- EXCERPTED RECORDS:
※ ※ ※

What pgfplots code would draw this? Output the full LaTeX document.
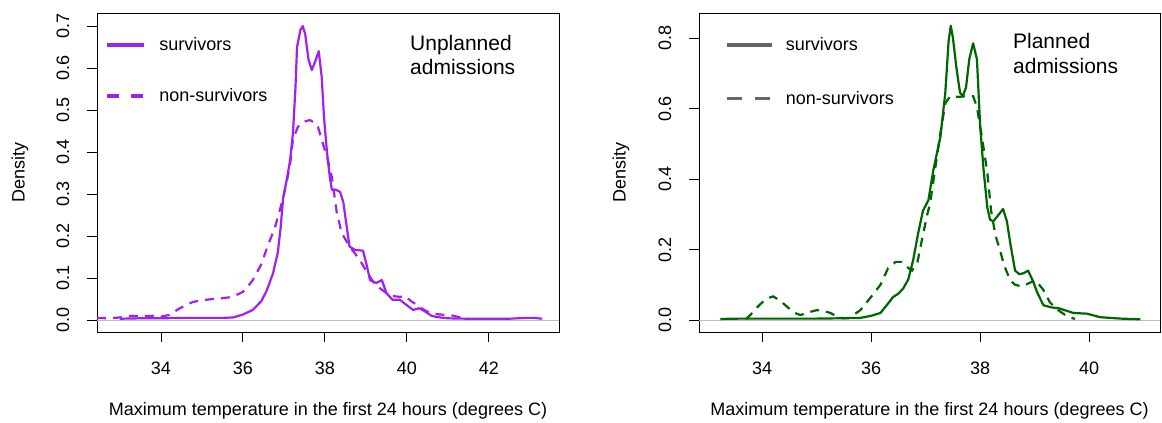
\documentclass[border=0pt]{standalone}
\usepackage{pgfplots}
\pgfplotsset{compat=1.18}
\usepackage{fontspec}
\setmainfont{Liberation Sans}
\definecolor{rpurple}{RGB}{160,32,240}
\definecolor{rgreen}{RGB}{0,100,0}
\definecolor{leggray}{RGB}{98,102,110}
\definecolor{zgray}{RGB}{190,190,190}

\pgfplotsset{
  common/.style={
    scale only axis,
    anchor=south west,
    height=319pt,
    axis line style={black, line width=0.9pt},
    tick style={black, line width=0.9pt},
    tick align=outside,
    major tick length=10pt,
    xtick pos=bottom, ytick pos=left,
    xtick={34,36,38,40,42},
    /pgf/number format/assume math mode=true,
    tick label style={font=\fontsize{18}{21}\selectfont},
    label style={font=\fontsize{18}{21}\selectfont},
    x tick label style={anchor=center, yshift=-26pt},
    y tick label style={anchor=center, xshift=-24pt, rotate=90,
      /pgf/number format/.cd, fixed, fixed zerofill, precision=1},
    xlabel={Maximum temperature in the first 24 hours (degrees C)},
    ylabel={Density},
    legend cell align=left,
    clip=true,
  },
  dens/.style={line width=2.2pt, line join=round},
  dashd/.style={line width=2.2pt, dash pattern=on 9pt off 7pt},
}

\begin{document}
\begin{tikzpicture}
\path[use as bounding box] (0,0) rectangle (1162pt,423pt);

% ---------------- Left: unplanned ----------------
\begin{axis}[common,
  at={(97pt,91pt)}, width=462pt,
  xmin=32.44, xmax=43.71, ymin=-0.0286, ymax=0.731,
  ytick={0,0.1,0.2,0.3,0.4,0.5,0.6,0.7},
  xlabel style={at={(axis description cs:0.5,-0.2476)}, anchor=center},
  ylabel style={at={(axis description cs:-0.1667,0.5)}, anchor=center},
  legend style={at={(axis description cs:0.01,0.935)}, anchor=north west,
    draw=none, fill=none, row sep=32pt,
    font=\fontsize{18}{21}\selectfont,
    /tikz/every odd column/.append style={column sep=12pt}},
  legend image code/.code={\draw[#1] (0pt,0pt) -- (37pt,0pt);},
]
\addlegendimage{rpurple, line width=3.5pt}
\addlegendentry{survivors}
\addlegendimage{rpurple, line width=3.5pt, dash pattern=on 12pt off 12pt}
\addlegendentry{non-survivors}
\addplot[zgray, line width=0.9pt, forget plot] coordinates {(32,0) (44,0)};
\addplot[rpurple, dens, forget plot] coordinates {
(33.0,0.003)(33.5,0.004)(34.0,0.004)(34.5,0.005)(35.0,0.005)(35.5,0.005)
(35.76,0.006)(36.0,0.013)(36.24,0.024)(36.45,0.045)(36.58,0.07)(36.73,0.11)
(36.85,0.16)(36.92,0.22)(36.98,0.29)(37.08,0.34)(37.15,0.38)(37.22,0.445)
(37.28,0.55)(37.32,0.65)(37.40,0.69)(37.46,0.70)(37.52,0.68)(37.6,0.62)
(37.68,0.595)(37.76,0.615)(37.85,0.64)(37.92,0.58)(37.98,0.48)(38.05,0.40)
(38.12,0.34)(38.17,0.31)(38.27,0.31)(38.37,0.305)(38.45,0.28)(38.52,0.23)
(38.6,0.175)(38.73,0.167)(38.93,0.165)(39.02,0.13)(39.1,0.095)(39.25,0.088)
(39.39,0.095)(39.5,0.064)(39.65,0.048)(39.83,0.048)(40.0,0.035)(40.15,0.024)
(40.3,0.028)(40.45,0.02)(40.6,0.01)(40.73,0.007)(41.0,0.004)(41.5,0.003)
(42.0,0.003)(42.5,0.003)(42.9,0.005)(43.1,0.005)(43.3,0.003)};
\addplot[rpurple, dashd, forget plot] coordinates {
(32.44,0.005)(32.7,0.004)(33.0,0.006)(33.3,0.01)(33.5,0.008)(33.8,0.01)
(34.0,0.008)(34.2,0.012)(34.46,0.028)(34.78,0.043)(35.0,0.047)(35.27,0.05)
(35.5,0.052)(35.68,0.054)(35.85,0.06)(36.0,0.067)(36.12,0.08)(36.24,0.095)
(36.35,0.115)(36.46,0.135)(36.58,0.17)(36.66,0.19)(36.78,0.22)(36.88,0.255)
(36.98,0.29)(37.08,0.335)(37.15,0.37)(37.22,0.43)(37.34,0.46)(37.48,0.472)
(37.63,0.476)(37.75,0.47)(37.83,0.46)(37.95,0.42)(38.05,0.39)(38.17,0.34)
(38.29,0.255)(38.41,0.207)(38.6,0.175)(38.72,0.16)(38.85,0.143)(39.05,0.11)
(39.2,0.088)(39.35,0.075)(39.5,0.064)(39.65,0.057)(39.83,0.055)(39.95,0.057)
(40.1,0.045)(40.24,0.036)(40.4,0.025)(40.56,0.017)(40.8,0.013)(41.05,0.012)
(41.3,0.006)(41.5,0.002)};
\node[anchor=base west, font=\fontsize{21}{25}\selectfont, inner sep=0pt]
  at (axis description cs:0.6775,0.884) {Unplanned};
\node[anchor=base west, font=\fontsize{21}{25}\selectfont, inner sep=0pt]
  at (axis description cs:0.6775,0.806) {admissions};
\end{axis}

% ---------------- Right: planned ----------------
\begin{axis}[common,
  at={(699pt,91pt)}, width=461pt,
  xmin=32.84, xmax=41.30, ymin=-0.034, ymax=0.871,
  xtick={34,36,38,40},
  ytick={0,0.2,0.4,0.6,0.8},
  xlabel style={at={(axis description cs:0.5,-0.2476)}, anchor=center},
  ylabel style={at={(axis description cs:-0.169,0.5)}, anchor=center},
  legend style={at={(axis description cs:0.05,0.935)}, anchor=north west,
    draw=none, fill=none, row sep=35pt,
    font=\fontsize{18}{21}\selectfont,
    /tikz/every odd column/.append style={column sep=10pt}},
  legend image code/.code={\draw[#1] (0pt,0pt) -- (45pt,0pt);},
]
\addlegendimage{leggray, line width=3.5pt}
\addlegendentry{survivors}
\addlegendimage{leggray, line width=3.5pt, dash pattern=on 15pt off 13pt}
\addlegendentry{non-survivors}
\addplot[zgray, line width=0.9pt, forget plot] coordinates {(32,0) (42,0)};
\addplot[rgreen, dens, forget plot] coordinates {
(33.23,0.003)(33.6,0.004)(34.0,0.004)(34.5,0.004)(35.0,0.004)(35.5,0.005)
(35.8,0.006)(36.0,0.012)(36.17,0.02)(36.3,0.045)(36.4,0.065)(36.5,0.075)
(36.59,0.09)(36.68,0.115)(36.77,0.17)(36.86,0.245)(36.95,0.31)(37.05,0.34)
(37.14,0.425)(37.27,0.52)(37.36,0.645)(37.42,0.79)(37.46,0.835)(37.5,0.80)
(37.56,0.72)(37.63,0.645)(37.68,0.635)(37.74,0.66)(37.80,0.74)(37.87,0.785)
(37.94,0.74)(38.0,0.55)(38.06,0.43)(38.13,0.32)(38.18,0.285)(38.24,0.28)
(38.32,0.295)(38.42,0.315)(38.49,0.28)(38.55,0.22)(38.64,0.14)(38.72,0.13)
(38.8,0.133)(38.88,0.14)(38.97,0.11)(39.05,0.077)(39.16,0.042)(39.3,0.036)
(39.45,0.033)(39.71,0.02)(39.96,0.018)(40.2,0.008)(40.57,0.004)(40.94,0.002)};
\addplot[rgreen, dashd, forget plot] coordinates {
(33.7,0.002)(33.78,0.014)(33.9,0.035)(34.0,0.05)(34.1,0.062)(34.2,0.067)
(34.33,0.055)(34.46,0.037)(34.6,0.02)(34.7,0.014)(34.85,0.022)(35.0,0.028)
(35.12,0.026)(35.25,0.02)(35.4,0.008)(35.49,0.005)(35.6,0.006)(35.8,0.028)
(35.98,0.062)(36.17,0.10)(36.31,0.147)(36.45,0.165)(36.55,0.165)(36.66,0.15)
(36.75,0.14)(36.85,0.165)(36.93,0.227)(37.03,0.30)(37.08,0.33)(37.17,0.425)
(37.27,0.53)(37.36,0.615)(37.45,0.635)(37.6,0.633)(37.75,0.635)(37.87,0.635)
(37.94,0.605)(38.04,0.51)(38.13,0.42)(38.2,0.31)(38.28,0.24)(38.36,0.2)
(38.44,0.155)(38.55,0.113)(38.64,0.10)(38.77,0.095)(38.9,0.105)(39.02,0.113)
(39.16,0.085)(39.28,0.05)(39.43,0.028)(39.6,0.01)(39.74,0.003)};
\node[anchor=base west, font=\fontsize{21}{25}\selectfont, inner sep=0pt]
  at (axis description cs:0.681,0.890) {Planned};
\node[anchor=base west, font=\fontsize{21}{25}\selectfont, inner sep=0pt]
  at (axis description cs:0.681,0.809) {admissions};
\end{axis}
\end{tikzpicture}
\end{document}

※ ※ ※

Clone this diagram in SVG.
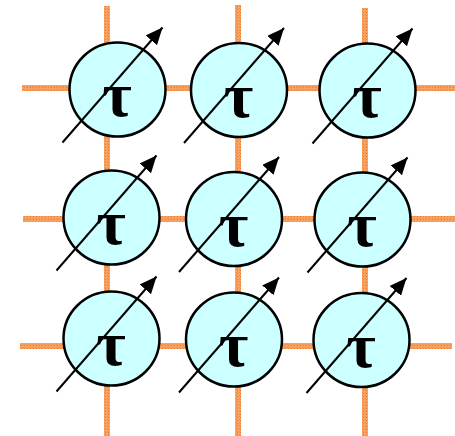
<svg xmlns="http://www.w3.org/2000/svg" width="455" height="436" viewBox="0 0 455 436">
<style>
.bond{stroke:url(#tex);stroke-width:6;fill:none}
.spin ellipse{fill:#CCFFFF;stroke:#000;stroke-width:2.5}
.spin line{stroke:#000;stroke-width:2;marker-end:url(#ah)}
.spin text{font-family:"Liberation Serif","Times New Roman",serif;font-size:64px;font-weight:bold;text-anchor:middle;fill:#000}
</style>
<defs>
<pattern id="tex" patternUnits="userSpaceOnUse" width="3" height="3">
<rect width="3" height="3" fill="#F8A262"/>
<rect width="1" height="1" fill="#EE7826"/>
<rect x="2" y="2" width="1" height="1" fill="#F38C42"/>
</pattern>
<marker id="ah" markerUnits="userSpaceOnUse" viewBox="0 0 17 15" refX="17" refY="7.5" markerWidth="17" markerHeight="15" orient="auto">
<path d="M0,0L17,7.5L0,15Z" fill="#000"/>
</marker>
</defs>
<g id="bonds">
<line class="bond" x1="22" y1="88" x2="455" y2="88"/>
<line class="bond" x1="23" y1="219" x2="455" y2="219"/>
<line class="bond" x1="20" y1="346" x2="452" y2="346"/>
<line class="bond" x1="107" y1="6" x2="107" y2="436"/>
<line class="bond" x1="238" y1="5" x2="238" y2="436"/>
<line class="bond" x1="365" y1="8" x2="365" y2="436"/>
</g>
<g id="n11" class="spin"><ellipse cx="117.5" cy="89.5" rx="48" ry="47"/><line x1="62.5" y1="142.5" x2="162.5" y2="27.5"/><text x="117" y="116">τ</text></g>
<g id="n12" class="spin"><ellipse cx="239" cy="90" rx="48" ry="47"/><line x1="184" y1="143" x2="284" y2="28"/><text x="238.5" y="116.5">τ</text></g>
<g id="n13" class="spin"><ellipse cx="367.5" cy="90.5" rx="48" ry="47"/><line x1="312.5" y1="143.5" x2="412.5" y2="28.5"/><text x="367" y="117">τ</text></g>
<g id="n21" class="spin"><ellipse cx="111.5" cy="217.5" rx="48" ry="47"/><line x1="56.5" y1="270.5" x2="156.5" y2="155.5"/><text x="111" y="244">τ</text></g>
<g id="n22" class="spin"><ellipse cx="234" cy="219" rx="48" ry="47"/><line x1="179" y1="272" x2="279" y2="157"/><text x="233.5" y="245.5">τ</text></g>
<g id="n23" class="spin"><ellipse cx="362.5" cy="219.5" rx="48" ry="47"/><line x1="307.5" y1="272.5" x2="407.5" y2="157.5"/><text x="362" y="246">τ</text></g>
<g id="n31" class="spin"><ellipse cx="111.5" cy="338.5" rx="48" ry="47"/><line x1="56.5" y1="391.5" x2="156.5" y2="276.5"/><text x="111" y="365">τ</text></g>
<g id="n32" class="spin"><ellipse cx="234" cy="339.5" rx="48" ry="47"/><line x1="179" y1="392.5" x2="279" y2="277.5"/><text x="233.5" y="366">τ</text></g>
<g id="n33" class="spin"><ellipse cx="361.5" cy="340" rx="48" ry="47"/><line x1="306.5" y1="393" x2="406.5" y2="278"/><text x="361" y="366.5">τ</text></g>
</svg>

※ ※ ※

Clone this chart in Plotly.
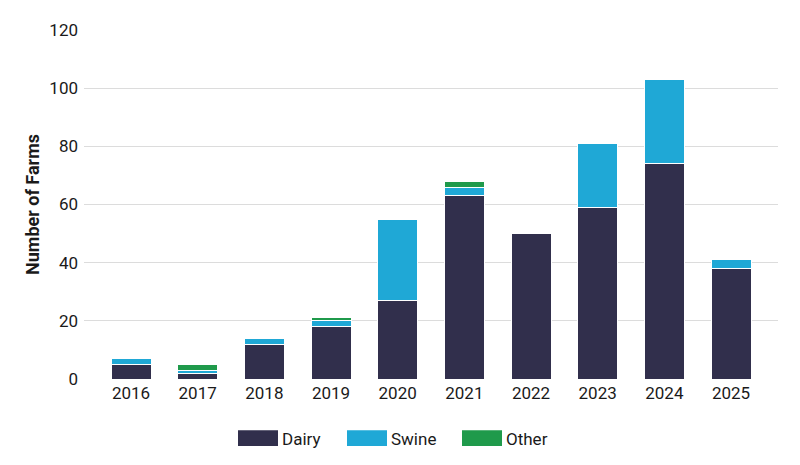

※ ※ ※

- WHAT IS REQUIRED: Give again, exactly as written, only the lines that start at the one with "What pgfplots code" and end at the one with "(0,0) rectangle (1162pt,423pt);", both included. Skip any pictures.

- SOLUTION:
What pgfplots code would draw this? Output the full LaTeX document.
\documentclass[border=0pt]{standalone}
\usepackage{pgfplots}
\pgfplotsset{compat=1.18}
\usepackage{fontspec}
\setmainfont{Liberation Sans}
\definecolor{rpurple}{RGB}{160,32,240}
\definecolor{rgreen}{RGB}{0,100,0}
\definecolor{leggray}{RGB}{98,102,110}
\definecolor{zgray}{RGB}{190,190,190}

\pgfplotsset{
  common/.style={
    scale only axis,
    anchor=south west,
    height=319pt,
    axis line style={black, line width=0.9pt},
    tick style={black, line width=0.9pt},
    tick align=outside,
    major tick length=10pt,
    xtick pos=bottom, ytick pos=left,
    xtick={34,36,38,40,42},
    /pgf/number format/assume math mode=true,
    tick label style={font=\fontsize{18}{21}\selectfont},
    label style={font=\fontsize{18}{21}\selectfont},
    x tick label style={anchor=center, yshift=-26pt},
    y tick label style={anchor=center, xshift=-24pt, rotate=90,
      /pgf/number format/.cd, fixed, fixed zerofill, precision=1},
    xlabel={Maximum temperature in the first 24 hours (degrees C)},
    ylabel={Density},
    legend cell align=left,
    clip=true,
  },
  dens/.style={line width=2.2pt, line join=round},
  dashd/.style={line width=2.2pt, dash pattern=on 9pt off 7pt},
}

\begin{document}
\begin{tikzpicture}
\path[use as bounding box] (0,0) rectangle (1162pt,423pt);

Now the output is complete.